I came across an edition of this and have been quite struck. I would like to share at least one enthusiasm before the holidays claim us all.
"[The Prolific and the Devourer] is a book of aphorisms and reflections written in the summer--and abandoned in the autumn--of 1939. It reflects Auden's attitudes in his first months in America, at a moment of transition between his equivocal Marxism in the 1930s and after. One reason he abandoned the book (probably before it was finished) was his discontent with its mandarin style. More important perhaps, was his total renunciation in the first weeks of the Second World War of the optimistic predictions he makes in Part IV about the moral improvement of mankind. At the same time he also renounced the pacifist position he espouses in the book." -- Edward Mendelson
The full text, Parts I-IV, first appeared in Antaeus in 1981 then again from Ecco in 1996. It is out of print in all editions, and I could find information on the paperback only. It looks as though it sold 496 copies and forgot itself (according to Bookscan...well, maybe not that last bit). Still, I recall an independent bookseller saying this week that there is no such thing as a rare book anymore, so if you put your mind to it, or browser to Abebooks.com, I'm sure you can dig this up. I recommend that you do. In order to convince you of this, I've lovingly described the first few passages below. Behold!
To the Devourer it seems as if the producer was in his chains:
but it is not so, he only takes portions of existence and fancies
it the whole.
But the Prolific would cease to be Prolific unless the
Devourer, as a sea, received the excess of his delights.

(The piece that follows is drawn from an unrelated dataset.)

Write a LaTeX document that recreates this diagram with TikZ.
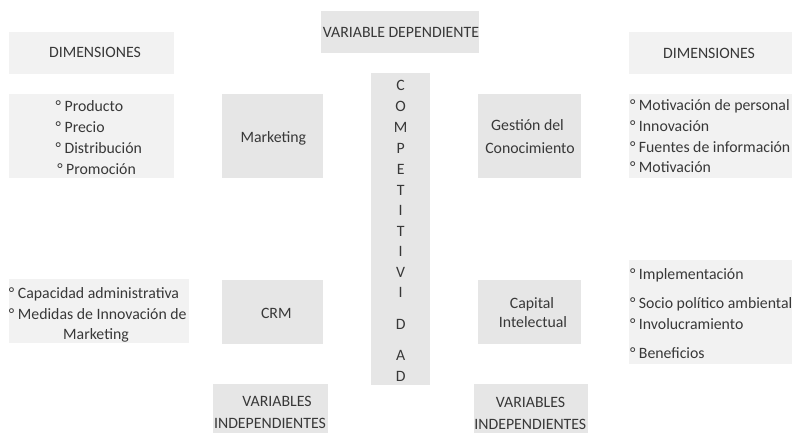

These two classes of men are always upon earth, and they
should be enemies: whoever tries to reconcile them seeks to
destroy existence.
William Blake
The Marriage of Heaven and Hell
Not only does Man create the world in his own image, but the different types of man create different kinds of worlds. Cf. Blake: "A fool sees not the same tree that a wise man sees."
All the striving of life is a striving to transcend duality, and establish unity or freedom. The Will, the Unconscious, is this desire to be free. Our wants are our conception of what dualities exist, i.e., of what the obstacles are to our will. We are not free to will not to be free.
Freud has led us astray in opposing the Pleasure Principle to the Reality Principle. This is concealed Puritanism. "What I want, the world outside myself cannot give. Therefore what I want is wrong. The Death Wish: Never to have been born is beyond all comparison the best." On the contrary, my wants are just as much part of reality as anything else.
It is untrue to say that we really desire to return to the womb. We picture freedom thus because it was our earliest experience of Unity and we can only picture the unknown future in terms of the known past.
At first the baby sees his limbs as belonging to the outside world. When he has learnt to control them, he accepts them as parts of himself. What we call the "I," in fact, is the area over which our will is immediately operative. Thus, if we have a toothache, we seem to be two people, the suffering "I" and the hostile outer world of the tooth. His penis never fully belongs to a man.
The Dictator who says "My People": the Writer who says " My Public."
People seems "real" to us, i.e., part of our life, in proportion as we are conscious that our respective wills affect each other.
Part of our knowledge of reality comes to us automatically through unavoidable personal contacts. The rest through the use of the intellect.
The intellect, by revealing to us unsuspected relations between facts of which we have no personal and therefore emotional experience and facts of which we have, enables us to feel about and therefore to be affected in our actions by the former. It widens the horizon of the heart.